We were driving round a little suburb in Bangor when we saw a semi-detached dormer bungalow with a “For Sale” board displayed. I suggested that we knock on the door to see if anyone was at home. Tom said he did not think it was the polite thing to do on a Sunday, but I told him that if the people really wanted to sell they would not mind. So I knocked on the door and was invited in, and Tom and Jeni followed. It was a darling little house, almost new with two bedrooms upstairs, a single bedroom, dining room, lounge, kitchen and bathroom downstairs, and in spotless condition. Each door was painted a different pastel colour which relieved the white paint everywhere else and looked very pretty. The garden at the back was small and a front garden was open to a quiet side road that circled the estate. Oil fired central heating, I would never have to chop wood or break up coal again! There was a problem in that the only toilet was in the bathroom, which was to cause much clutching of groins and hopping on one leg early in the morning, but we coped. I really liked the house and its position, and I did not care if it was in a Catholic, Protestant, Jewish or Heathen area. Cyprus was a hard act to follow but this was near the sea and the scenery was beautiful.
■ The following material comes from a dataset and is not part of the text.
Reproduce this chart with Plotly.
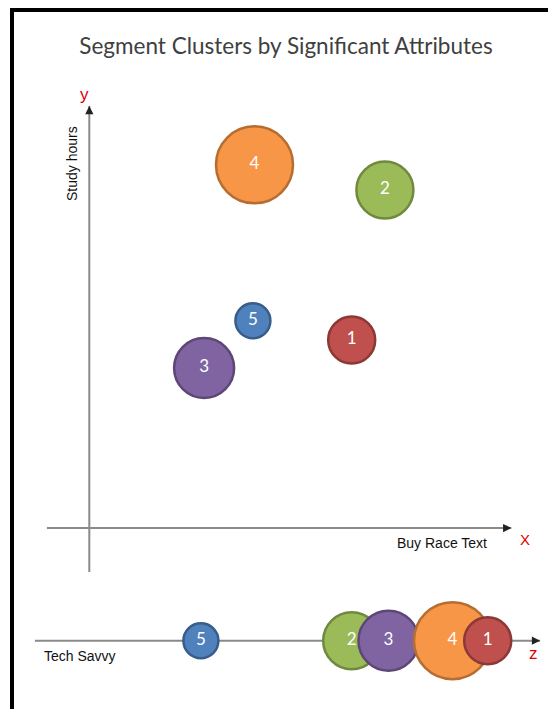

Property in Ireland cannot be sold outright, I think because all the land is owned by the church; however a 99 year lease was acceptable, as was the price. It cost two thousand four hundred pounds, with a 5% deposit. So, with a deposit of one hundred and twenty pounds I had two hundred and fifty pounds left to pay the legal fees, light and water connection and buy furniture and carpeting. Tom said I would be unable to do it. Big mistake! Tell me I cannot do something and I will show you that I can.

While we were waiting for the owners to vacate, I started going round the auction houses, sometimes even taking Tom with me, in spite of the leather hat-box incident. Second hand furniture was cheap but, remembering the bed bugs in Egypt, I did get new beds in a sale. A small wooden commode came under the hammer and I thought it would make a nice sewing box and an extra seat, so I put up my hand and started the bidding at half a crown. People turned and stared at me. There were no other bids, and I could probably have got it for a shilling. I never again made the first bid. One could sit on old sofas and armchairs during the auction and I used to amuse myself by surreptitiously sliding my hand down the sides of the furniture to see what I could find and up came combs, ball point pens and hair grips and sometimes a coin. As children, Jane and I used to search father’s chair from time to time and sometimes we found enough money to buy ice creams. After the restoration of the natural yew table at old Mrs. Dragon Dear’s house, I felt I could restore any piece of furniture by scraping it down, sandpapering and polishing. Again Tom said “You’ll never do it, far too much work.” BUT! Would he never learn?